The college is situated on a sloping block of land extending back from Hardy Street in Dover Heights. The site is close by to Bondi Beach, and the college makes use of the beach where it is able. The school has uninterrupted views West to Sydney Harbour and the Sydney CBD.

The college occupies one building with three connected blocks. These blocks include the historical buildings that comprised Dover Heights Girls High School and the extensions and renovations to that site completed in 2006. The blocks are arranged down the slope from Hardy Street in the East to the fields in the West. As such, the higher floors of the school are on the Eastern side, progressing down to the lower floors on the Western side.

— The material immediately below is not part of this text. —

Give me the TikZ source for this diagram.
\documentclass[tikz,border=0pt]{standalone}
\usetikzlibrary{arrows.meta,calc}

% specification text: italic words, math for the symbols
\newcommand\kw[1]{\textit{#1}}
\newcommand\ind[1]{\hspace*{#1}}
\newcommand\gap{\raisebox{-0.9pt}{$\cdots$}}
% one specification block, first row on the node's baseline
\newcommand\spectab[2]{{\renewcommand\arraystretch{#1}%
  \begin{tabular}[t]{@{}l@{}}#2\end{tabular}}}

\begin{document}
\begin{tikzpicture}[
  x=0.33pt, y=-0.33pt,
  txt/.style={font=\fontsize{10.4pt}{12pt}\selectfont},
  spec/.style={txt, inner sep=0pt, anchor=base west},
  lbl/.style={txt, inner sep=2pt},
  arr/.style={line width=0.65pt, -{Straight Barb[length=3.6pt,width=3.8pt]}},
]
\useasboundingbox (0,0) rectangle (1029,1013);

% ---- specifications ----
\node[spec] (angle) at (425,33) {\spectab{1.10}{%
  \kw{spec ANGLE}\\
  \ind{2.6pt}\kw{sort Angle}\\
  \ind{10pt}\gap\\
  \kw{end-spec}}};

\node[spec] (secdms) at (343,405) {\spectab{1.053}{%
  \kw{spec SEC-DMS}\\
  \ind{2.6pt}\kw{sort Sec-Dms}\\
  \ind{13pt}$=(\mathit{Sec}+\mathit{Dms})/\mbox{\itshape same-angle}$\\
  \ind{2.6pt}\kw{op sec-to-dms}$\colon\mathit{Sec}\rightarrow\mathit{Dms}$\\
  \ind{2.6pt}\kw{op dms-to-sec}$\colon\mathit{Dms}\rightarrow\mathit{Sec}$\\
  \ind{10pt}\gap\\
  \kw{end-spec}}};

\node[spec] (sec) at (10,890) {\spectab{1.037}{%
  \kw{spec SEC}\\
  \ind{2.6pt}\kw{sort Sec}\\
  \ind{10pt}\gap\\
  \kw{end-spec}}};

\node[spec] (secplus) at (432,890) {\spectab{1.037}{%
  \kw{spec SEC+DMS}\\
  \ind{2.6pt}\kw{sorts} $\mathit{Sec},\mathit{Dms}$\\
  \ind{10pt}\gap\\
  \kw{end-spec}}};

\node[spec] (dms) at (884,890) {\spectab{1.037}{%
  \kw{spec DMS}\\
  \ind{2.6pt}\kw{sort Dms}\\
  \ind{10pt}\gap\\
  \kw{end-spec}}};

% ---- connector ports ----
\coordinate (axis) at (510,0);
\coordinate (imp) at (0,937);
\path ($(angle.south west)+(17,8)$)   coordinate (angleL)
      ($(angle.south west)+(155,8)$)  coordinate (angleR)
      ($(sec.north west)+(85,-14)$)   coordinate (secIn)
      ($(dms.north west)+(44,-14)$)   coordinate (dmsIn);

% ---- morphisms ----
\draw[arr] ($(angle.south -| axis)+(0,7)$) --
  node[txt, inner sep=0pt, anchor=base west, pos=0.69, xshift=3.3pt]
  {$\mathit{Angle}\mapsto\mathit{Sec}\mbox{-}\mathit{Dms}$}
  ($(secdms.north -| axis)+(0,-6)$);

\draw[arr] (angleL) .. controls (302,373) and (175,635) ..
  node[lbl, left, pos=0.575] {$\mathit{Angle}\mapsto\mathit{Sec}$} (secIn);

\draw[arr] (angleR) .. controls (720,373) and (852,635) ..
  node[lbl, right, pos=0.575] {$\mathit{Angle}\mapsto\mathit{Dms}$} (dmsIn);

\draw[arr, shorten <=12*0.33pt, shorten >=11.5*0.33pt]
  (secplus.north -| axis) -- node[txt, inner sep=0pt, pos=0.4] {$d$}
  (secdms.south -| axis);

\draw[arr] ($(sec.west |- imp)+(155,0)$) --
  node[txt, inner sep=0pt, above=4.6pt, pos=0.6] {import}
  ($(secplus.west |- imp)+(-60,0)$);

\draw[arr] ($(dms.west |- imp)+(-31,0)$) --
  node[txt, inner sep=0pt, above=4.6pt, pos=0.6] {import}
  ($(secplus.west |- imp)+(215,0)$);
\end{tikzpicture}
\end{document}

Block A, in levels 4 to 7, situated by Hardy Street, houses the administrative and executive offices, Technical and Applied Studies staffroom, the Social Sciences, History and languages staffroom, classrooms for History, Geography and Mathematics, Metalwork, Woodwork, Home Economics, Languages and Visual Arts rooms, a Dance Studio, The school Hall and purpose built special education classrooms. For the most part, Block A is the site of Dover Heights Girls High School in its original state. Block B in levels 3 to 6, situated on the South of the site, houses the Mathematics, English, Home economics and Visual Arts staffroom, the staff common room, the School Library, classrooms and labs for Computing, and classrooms for English and Science. Block C, in levels 1 and 2, is situated on the West of the site, houses the Music, PDHPE, Science, Computing and Creative and Performing Arts staffroom, classrooms for Music, PDHPE and Film, A broadcasting room and two partial levels of staff carparks A fourth Block is located opposite to Block B and sometimes referred to as Block D, houses the school gymnasium and the "locker room", a room with lockers.

The canteen is a small, separate building in the middle of the school. The school also has basketball courts and one oval on the West of the site.